Even if my marketing revved up quickly and worked well I'd be shooting myself in the foot by tossing a confetti bomb of discordant images into an art buyer's lap. I wouldn't be pigeon-holed, just tossed in the waste can of failed suitors.

I knew how to fix the first problem:  Hard Work.  Get the mailing list in shape.  Prioritize. Tune up the message and send advertising.  I used the image above, shot for an Annual Report project, as my first postcard mailer of the year.  It sums up what I like to do.  I like to go on location with my big Elinchrom Ranger flash and make images of real people. It's technically more challenging than available light photography and requires good lighting skills.  That's a niche.  But a big enough one to be profitable.

I know my limitations so I didn't even attempt to do the design work on the post card.  I left that to award winning graphic designer, Belinda Yarritu.  She applied her skills to a 5.5 by 8 inch postcard and sent it out for printing.  I worked on my "Top 100" list of people (locally) that I'd like to work with and, when I finished with that I started on the next list.  The top 250.

But that still left the "defective" product presentation to deal with.  I was lucky.  In the right place at the right time, having coffee with the right person;  Lane Orsak, advertising agency owner and creative consultant.  I showed him my iPad portfolio over coffee and he actually groaned.  Over and over again.  I asked.  He replied,  "You know I like your work but you have way too much in here. It's not sequenced well.  It doesn't work together.  I hate the names you've given to the galleries.  This is a train wreck!!!"  Then he added, "I hope you're not showing this to potential clients....."

I must have looked totally dejected and hopeless because Lane took pity on me and grabbed my iPad out of my hands.  "Teach me how to use this portfolio program and give me a few days...."
He catches on fast so after 20 minutes of working with the app and taking a few notes he stood up, with my small computing machine in his hands, and walked out of the coffee shop.  He looked back over his shoulder and said, "Don't call me.  I'll call you when I've got it fixed..."

I spent the next few days sorting, labeling, (hand addressing a few) and stamping postcards.  I kept a list and made sure I had follow up telephone numbers and e-mail addresses.  And then I got the call.  Lane was bringing my rehabilitated portfolio back to me.

Lane had thrown away well over 50% of the stuff crowding my portfolio and it wasn't a butterfly that emerged from that little high tech coccoon, instead it was a bird of paradise.  Now the presentation flows and, more importantly, it leaves the prospect hungry for more.  We're back in the marketing groove once more and the first tentative phone calls and e-mails, asking for bids, are trickling in.  We've got another card in the works and a small, e-mail ad in reserve.
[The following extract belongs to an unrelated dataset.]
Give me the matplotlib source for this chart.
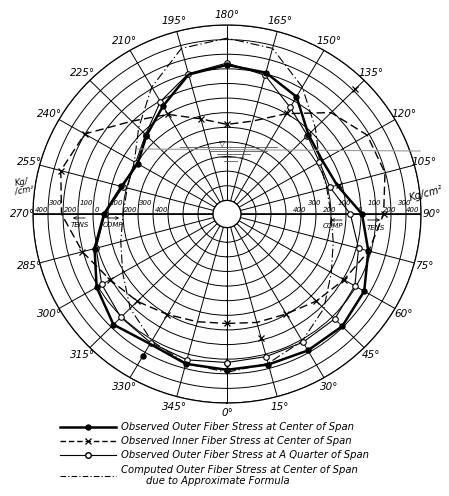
import numpy as np
import matplotlib
matplotlib.use("Agg")
import matplotlib.pyplot as plt
import matplotlib.transforms as mtransforms
from matplotlib.patches import FancyArrowPatch

# ---------------- data (kg/cm^2, + = tension, - = compression) ----------------
ANGLES = [0, 15, 30, 45, 60, 75, 90, 105, 120, 135, 150, 165,
          180, 195, 210, 225, 240, 255, 270, 285, 300, 315, 330, 345]
THETA_LABELS = [f"{a}°" for a in ANGLES]
RADIAL_TICKS = list(range(-800, 401, 100))
TENS_VALUES = [400, 300, 200, 100, 0]
TENS_LABELS = ["400", "300", "200", "100", "0"]
COMP_VALUES = [-100, -200, -300, -400]
COMP_LABELS = ["100", "200", "300", "400"]

# Observed outer fiber stress at center of span (thick line, filled dots)
outer_center_line = [173, 173, 185, 193, 163, 82, 7, -133, -160, -125, 33, 108,
                     127, 95, -40, -134, -205, -165, -73, 21, 110, 177, 133, 168]
outer_center_mark_angles = [0, 15, 30, 45, 60, 75, 90, 135, 150, 165, 180,
                            210, 225, 240, 255, 270, 285, 300, 315, 330, 345]
outer_center_mark_values = [173, 173, 185, 193, 163, 82, 7, -125, 33, 108, 127,
                            -40, -134, -205, -165, -73, 21, 110, 177, 228, 168]

# Observed inner fiber stress at center of span (dashed, x)
inner_center_line = [-144, -125, -103, -51, 7, 85, 151, 197, 186, 88, -100, -235,
                     -280, -219, -106, 5, 202, 254, 210, 105, 7, -48, -99, -130]
inner_center_mark_angles = [0, 15, 30, 45, 60, 90, 105, 135, 150, 180, 195,
                            210, 240, 255, 285, 300, 315, 330]
inner_center_mark_values = [-144, -15, -103, -51, 7, 151, -118, 313, -93, -280,
                            -219, -106, 202, 254, 105, 7, -48, -99]

# Observed outer fiber stress at a quarter of span (thin line, open circles)
outer_quarter = [123, 117, 120, 122, 91, 15, -71, -183, -182, -135, -51, 89,
                 140, 101, -5, -125, -190, -175, -80, 10, 71, 107, 124, 140]

# Computed outer fiber stress at center of span (approximate formula)
computed_center = [190, 165, 110, 20, -90, -160, -200, -205, -180, -60, 110, 280,
                   310, 280, 110, -60, -180, -205, -200, -160, -90, 20, 110, 165]

# ---------------- figure ----------------
W, H = 449, 496
fig = plt.figure(figsize=(W / 100, H / 100), dpi=100)
fig.patch.set_facecolor("white")
plt.rcParams["font.family"] = ["DejaVu Sans"]


def px(x, y):
    return (x / W, 1 - y / H)


cx, cy, RX, RY = 227, 214, 194, 189
ax = fig.add_axes([(cx - RX) / W, (H - cy - RY) / H, 2 * RX / W, 2 * RY / H],
                  projection="polar")
ax.set_aspect("auto")
ax.set_theta_zero_location("S")
ax.set_theta_direction(1)
ax.set_ylim(-800, 400)
ax.set_rorigin(-893)
ax.set_yticks(RADIAL_TICKS)
ax.set_yticklabels([])
ax.set_thetagrids(ANGLES, THETA_LABELS, fontsize=7.5, fontstyle="italic")
ax.tick_params(axis="x", pad=-3)
ax.grid(True, color="black", lw=0.7)
for sp in ax.spines.values():
    sp.set_linewidth(0.9)
ax.axvline(np.deg2rad(90), color="black", lw=1.2)
ax.axvline(np.deg2rad(270), color="black", lw=1.2)


def closed(angles, values):
    a = np.deg2rad(list(angles) + [angles[0]])
    v = list(values) + [values[0]]
    return a, v


# computed (dash-dot)
a, v = closed(ANGLES, computed_center)
ax.plot(a, v, color="black", lw=0.8, ls=(0, (8, 2.5, 1.2, 2.5)))

# inner fiber (dashed)
a, v = closed(ANGLES, inner_center_line)
ax.plot(a, v, color="black", lw=1.0, ls=(0, (6, 3)))
ax.plot(np.deg2rad(inner_center_mark_angles), inner_center_mark_values,
        ls="none", marker="x", ms=4.5, mew=0.9, color="black")

# quarter span (thin solid + open circles)
a, v = closed(ANGLES, outer_quarter)
ax.plot(a, v, color="black", lw=0.8, marker="o", ms=4,
        mfc="white", mec="black", mew=0.8)

# center span outer fiber (thick solid + filled dots)
a, v = closed(ANGLES, outer_center_line)
ax.plot(a, v, color="black", lw=1.8)
ax.plot(np.deg2rad(outer_center_mark_angles), outer_center_mark_values,
        ls="none", marker="o", ms=3.6, color="black")

# radial scale labels along 270 / 90 degrees (staggered like the original)
for ang, dx, ha in ((270, 1, "left"), (90, -1, "center")):
    vals = TENS_VALUES + COMP_VALUES
    labs = TENS_LABELS + COMP_LABELS
    for i, (val, lab) in enumerate(zip(vals, labs)):
        dy = 1 if i % 2 == 0 else 6
        this_ha = "right" if (ang == 90 and i == 0) else ha
        tr = mtransforms.offset_copy(ax.transData, fig=fig, x=dx, y=dy, units="points")
        ax.text(np.deg2rad(ang), val, lab, transform=tr, ha=this_ha, va="bottom",
                fontsize=5, fontstyle="italic", clip_on=False, zorder=5)

# units
fig.text(*px(22, 186), "Kg/\n /cm²", fontsize=6, fontstyle="italic",
         ha="center", va="center", rotation=10, linespacing=0.9)
fig.text(*px(426, 194), "Kg/cm²", fontsize=7, fontstyle="italic",
         ha="center", va="center", rotation=15)


# TENS / COMP arrows
def arrow(x0, x1, y):
    fig.add_artist(FancyArrowPatch(
        px(x0, y), px(x1, y), transform=fig.transFigure,
        arrowstyle="->", mutation_scale=5, lw=0.6, color="black"))


fig.text(*px(80, 225), "TENS", fontsize=5, fontstyle="italic", ha="center", va="center")
arrow(88, 70, 218)
fig.text(*px(113, 225), "COMP", fontsize=5, fontstyle="italic", ha="center", va="center")
arrow(104, 122, 218)
fig.text(*px(333, 226), "COMP", fontsize=5, fontstyle="italic", ha="center", va="center")
arrow(345, 328, 220)
fig.text(*px(376, 228), "TENS", fontsize=5, fontstyle="italic", ha="center", va="center")
arrow(365, 383, 220)

# water level
fig.add_artist(plt.Line2D([138 / W, 420 / W], [1 - 149 / H, 1 - 151 / H],
                          transform=fig.transFigure, color="#999999", lw=0.8))
for (x0, x1, y) in [(180, 277, 147), (210, 267, 151), (217, 250, 154),
                    (221, 243, 157), (224, 237, 161)]:
    fig.add_artist(plt.Line2D([x0 / W, x1 / W], [1 - y / H, 1 - y / H],
                              transform=fig.transFigure, color="#555555", lw=0.6))
fig.text(*px(222, 143), "▽", fontsize=6, ha="center", va="center")

# legend
handles = [
    plt.Line2D([], [], color="black", lw=1.8, marker="o", ms=3.6),
    plt.Line2D([], [], color="black", lw=1.0, ls=(0, (4, 2)), marker="x", ms=4.5, mew=0.9),
    plt.Line2D([], [], color="black", lw=0.8, marker="o", ms=4, mfc="white", mec="black"),
    plt.Line2D([], [], color="black", lw=0.8, ls=(0, (5, 2, 1, 2))),
]
labels = [
    "Observed Outer Fiber Stress at Center of Span",
    "Observed Inner Fiber Stress at Center of Span",
    "Observed Outer Fiber Stress at A Quarter of Span",
    "Computed Outer Fiber Stress at Center of Span\n        due to Approximate Formula",
]
fig.legend(handles, labels, loc="upper left", bbox_to_anchor=px(56, 418),
           frameon=False, numpoints=1, handlelength=5.6, handletextpad=0.5,
           labelspacing=0.42, borderaxespad=0,
           prop={"size": 7.2, "style": "italic"})

fig.savefig("out.png", dpi=100)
If you get cocky and start drinking your own Kool-Aid, or, if you take your eyes off your core business, the universe will slap you in the wallet.  While I'd love it if the sole determiner of my business was my photographic skill I've been reminded that there are a lot of "channels" out there for clients to choose from and you have to work to earn and keep your market share.  

Oh drat.  This creative enterprise is really a small business.  And the physics of small business are always in play.  Gravity never takes a vacation.